The other members of the band were the draft-dodging American trumpeter Jim Dvorak, the South African bassist Ernest Mothle and the very fine London-born pianist Frank Roberts, the youngest of the five. All except Mothle contributed compositions to the self-titled album they made in 1976 for Cadillac Records, founded by the late John Jack and now celebrating its 50th anniversary. What turned out to be Joy’s only release is among the albums reissued to celebrate the label’s golden jubilee, restored and remastered for CD and digital release with the addition of unedited and unreleased tracks.

As Bailey says in the sleeve notes, Joy played straight-ahead modern jazz, stepping aside from the adventures in freedom in which others were engaged. Imagine a young Horace Silver Quintet, with an infusion of the Blue Notes’ irresistible townships flavour and touches of modal jazz as refined by Herbie Hancock: you could have plonked them down anywhere in the world, from New York to Tokyo, and they would impressed the most sophisticated of modern jazz audiences.

After Joy disbanded, Francis spent some years as a photographer; he now lives in Surrey, where he plays and teaches. Bailey moved to the US in 1980, briefly studied drums with Andrew Cyrille and composition with Morton Feldman, and is based in Santa Fe; he stopped playing regular drums in 1986, in order to concentrate on solo percussion recitals. Frank Roberts remained active on the London scene for many years and is now based in Aarhus, Denmark. Jim Dvorak, having appeared with the Dedication Orchestra and Keith Tippett’s Mujician, continues to play and work in London. Ernest Mothle, whose strength and inventiveness made him the fulcrum of the quintet, appeared with his old friends Hugh Masekela and Jonas Gwanga at Nelson Mandela’s 70th birthday concert at Wembley in 1988 before returning to South Africa, where he died in Pretoria from diabetes-related conditions in 2011.
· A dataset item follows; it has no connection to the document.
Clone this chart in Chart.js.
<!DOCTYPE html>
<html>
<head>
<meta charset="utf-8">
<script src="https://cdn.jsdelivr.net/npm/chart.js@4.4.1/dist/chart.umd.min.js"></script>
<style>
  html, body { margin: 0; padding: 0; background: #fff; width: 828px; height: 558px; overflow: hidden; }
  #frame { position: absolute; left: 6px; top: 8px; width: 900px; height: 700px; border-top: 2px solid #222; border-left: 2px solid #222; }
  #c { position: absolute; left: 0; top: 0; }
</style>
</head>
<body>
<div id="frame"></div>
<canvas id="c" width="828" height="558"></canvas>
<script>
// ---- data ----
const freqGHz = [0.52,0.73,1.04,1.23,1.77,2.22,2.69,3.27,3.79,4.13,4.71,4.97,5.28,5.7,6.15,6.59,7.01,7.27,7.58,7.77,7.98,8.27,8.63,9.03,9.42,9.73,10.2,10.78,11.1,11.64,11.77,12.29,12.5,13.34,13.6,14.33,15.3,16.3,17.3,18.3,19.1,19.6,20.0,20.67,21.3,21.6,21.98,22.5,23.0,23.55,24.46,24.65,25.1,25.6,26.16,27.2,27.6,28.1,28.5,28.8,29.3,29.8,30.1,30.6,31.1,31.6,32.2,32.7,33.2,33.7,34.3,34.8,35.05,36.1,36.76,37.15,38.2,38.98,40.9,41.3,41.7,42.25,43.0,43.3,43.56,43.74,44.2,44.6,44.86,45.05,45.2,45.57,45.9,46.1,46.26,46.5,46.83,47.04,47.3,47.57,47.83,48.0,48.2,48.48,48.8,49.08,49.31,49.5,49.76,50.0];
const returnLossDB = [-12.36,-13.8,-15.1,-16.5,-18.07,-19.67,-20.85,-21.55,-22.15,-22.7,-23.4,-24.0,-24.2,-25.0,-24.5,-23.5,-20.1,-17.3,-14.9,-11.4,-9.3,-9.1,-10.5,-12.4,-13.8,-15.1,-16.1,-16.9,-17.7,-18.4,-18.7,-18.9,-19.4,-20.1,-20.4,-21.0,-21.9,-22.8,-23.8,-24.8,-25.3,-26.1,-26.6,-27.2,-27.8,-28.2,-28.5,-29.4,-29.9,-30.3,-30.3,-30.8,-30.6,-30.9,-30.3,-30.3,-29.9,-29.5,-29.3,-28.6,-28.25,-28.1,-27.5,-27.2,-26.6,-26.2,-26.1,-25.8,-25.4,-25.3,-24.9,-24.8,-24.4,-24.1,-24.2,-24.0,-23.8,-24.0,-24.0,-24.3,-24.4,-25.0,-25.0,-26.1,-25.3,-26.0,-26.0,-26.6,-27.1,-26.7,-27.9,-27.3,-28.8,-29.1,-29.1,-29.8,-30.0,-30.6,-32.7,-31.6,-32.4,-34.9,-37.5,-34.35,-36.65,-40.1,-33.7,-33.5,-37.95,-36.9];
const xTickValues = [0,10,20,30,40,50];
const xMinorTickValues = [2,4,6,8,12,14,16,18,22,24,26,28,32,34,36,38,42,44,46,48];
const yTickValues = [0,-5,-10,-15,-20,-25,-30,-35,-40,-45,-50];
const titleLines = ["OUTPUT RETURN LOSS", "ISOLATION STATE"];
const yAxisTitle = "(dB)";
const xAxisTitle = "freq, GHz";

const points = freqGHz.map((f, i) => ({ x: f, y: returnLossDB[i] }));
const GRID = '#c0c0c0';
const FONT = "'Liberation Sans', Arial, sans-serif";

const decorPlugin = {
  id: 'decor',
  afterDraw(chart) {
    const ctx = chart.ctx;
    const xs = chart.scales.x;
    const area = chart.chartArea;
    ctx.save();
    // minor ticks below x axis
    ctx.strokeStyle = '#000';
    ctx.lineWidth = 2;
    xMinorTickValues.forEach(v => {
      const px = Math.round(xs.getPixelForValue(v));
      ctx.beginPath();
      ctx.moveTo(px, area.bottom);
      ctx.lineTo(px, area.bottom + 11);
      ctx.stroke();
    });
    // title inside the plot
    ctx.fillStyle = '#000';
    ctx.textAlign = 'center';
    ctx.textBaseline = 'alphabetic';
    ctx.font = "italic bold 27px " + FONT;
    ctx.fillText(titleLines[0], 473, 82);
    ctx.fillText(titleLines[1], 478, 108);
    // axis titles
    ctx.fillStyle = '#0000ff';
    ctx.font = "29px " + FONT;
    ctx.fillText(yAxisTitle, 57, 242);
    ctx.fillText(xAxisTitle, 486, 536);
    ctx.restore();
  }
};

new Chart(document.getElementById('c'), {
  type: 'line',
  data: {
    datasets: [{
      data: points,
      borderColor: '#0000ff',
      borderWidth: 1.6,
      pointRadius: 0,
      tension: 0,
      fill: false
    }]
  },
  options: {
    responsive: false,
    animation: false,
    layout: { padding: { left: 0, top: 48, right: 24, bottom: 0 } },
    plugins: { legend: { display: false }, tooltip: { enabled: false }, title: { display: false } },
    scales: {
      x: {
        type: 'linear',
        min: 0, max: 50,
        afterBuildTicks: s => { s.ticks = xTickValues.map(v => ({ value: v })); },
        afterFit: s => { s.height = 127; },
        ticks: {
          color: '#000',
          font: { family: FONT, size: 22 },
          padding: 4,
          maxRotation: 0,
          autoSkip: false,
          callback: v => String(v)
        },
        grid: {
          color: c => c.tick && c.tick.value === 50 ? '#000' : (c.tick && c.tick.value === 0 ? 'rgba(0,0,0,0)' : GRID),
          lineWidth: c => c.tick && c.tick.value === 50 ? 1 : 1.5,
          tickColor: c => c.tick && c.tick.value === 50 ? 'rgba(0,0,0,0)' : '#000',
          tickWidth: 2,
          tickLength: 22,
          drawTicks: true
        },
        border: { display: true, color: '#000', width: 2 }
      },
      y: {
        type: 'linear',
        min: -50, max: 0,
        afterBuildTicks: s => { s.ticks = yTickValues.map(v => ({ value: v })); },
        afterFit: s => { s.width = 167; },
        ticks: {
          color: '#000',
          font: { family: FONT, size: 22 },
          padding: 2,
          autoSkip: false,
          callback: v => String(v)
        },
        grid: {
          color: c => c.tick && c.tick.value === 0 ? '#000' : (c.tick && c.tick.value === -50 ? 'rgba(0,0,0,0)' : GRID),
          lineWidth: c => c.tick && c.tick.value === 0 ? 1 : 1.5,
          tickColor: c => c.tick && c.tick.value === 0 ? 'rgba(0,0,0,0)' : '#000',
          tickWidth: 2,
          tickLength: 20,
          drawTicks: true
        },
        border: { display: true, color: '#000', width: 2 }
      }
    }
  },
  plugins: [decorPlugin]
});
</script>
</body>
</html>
As young musicians together, for an all too brief span of time in the 1970s, they had something special going. Their album is a pungent and vivid reminder of its time, but more than deserves its place in the present.

* The photograph of Joy is by the late Jak Kilby. Left to right: Jim Dvorak, Ernest Mothle, Frank Roberts, Keith Bailey and Chris Francis. The album is out now on the Cadillac label: cadillacrecords77.com

John Jack 1933-2017

John Jack 100 Club 1Jazz never had a more faithful friend than John Jack, who died on September 7 and whose life was celebrated at the 100 Club yesterday, following a committal at the Islington and Camden/St Pancras crematorium. Among those musicians and poets queuing up to pay tribute by through performance were Mike Westbrook and Chris Biscoe (pictured during their duet), Evan Parker and Noel Metcalfe, Jason Yarde and Alexander Hawkins, Steve Noble (with Hogcallin’, one of John’s favourite British bands), Pete Brown and Michael Horovitz. Many others were present, along with scores of faces familiar from countless nights in dozens of clubs down the years, all of us having trouble believing that we won’t be seeing John again with his beloved Shirley at their usual table in the Vortex.
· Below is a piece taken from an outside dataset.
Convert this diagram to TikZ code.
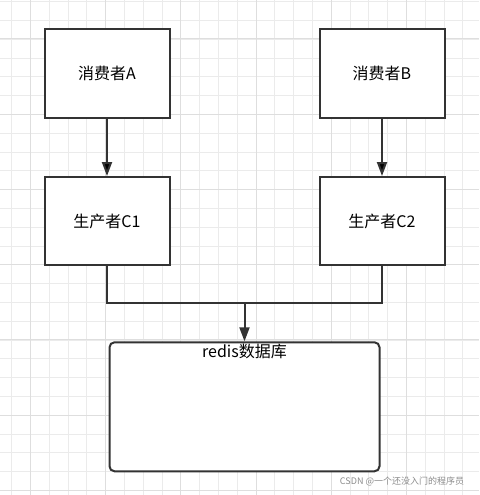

It occurred to me the other day that John probably heard more great music than the rest of us put together, and he knew the value of it. I met him on my first night in London, one Monday in the autumn of 1969. Earlier in the day I had reported for work at the Melody Maker and was told to go and review Westbrook’s band at the 100 Club. It was one of many great Monday nights there over the next few years, and John was a fixture. Maybe those sessions were a continuation of the work he’d done while running the Old Place in Gerrard Street for Ronnie Scott and Pete King between 1965 and 1968, offering a home to the new developments led by the generation of Westbrook, Chris McGregor and John Surman.

“The last of the Soho anarchists” was how the humanist celebrant, Jim Trimmer, described him during the committal ceremony. John was that, and more. He had been a roadie for the Vipers skiffle group; he had tried his hand as a painter; he had worked at the 2 Is, where British rock and roll was born; he had spent time at the Beat Hotel in Paris; he had been a founder member of CND; and much, much more, long before I ever met him. While working at Dobell’s Jazz Record Shop he took a flat opposite, in Charing Cross Road, and there he stayed for the rest of his life — on the side of that lovely street that wasn’t torn down by developers.
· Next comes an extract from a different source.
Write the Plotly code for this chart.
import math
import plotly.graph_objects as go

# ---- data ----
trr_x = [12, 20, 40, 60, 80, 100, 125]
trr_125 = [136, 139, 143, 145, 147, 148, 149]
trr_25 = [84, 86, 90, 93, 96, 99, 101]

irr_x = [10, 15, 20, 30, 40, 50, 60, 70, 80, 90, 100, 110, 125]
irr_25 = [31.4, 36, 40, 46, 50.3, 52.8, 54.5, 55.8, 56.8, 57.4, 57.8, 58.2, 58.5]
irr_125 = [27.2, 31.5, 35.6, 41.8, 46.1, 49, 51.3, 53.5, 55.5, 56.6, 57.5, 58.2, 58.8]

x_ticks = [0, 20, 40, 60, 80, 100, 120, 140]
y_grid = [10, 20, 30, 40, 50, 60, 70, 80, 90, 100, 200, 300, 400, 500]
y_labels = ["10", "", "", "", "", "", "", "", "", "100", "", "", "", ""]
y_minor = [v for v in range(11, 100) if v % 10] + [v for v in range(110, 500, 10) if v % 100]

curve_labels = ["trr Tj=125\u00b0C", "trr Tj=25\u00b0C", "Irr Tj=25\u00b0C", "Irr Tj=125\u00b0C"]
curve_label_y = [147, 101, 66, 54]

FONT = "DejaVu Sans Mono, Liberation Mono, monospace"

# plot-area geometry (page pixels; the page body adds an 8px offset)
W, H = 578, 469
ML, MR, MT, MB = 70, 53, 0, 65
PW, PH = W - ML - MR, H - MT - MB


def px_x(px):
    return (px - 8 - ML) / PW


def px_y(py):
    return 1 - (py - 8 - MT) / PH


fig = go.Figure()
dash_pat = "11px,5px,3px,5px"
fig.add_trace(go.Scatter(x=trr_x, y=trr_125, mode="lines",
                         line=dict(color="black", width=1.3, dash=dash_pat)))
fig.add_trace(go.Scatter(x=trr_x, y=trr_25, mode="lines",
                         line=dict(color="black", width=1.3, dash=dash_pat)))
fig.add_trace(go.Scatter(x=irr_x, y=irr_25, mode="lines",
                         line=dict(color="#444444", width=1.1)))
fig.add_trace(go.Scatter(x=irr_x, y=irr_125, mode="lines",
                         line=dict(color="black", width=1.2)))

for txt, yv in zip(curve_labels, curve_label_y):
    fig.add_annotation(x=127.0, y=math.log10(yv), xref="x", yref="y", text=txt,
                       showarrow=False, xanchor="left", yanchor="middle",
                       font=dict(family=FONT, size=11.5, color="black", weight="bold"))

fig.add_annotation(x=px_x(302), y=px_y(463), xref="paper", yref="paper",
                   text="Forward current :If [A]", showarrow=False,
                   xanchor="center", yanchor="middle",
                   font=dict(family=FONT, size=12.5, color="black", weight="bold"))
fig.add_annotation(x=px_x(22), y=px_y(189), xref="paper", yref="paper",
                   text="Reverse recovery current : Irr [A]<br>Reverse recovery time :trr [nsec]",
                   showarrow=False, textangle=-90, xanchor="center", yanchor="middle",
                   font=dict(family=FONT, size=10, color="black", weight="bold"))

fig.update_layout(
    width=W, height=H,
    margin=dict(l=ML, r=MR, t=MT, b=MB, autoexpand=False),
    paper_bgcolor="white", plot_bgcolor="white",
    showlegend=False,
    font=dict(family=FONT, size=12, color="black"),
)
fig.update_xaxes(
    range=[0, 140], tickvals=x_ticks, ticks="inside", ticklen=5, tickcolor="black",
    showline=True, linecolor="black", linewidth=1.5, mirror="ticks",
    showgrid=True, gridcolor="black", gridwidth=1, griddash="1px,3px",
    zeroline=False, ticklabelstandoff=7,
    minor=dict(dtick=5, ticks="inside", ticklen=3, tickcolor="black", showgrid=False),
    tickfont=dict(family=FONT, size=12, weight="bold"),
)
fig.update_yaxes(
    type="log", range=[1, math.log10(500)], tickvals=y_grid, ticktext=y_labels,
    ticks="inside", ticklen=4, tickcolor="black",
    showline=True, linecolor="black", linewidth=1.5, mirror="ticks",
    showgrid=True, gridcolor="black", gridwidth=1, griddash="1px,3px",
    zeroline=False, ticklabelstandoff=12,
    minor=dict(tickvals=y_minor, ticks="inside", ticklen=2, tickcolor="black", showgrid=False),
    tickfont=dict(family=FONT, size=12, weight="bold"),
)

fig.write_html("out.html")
I was privileged to be one of his pallbearers, along with Matthew Wright, Mike Gavin and Glyn Callingham, all three of whom had known him when they worked at Ray Smith’s jazz record shop in Shaftesbury Avenue, where John ran his Cadillac Records operation from the basement. His co-worker in that venture was the wonderful Hazel Miller, who had known him longer than any of us and sat alongside Shirley in the chapel. On a beautiful bright day up in East Finchley, it felt like the end of an era.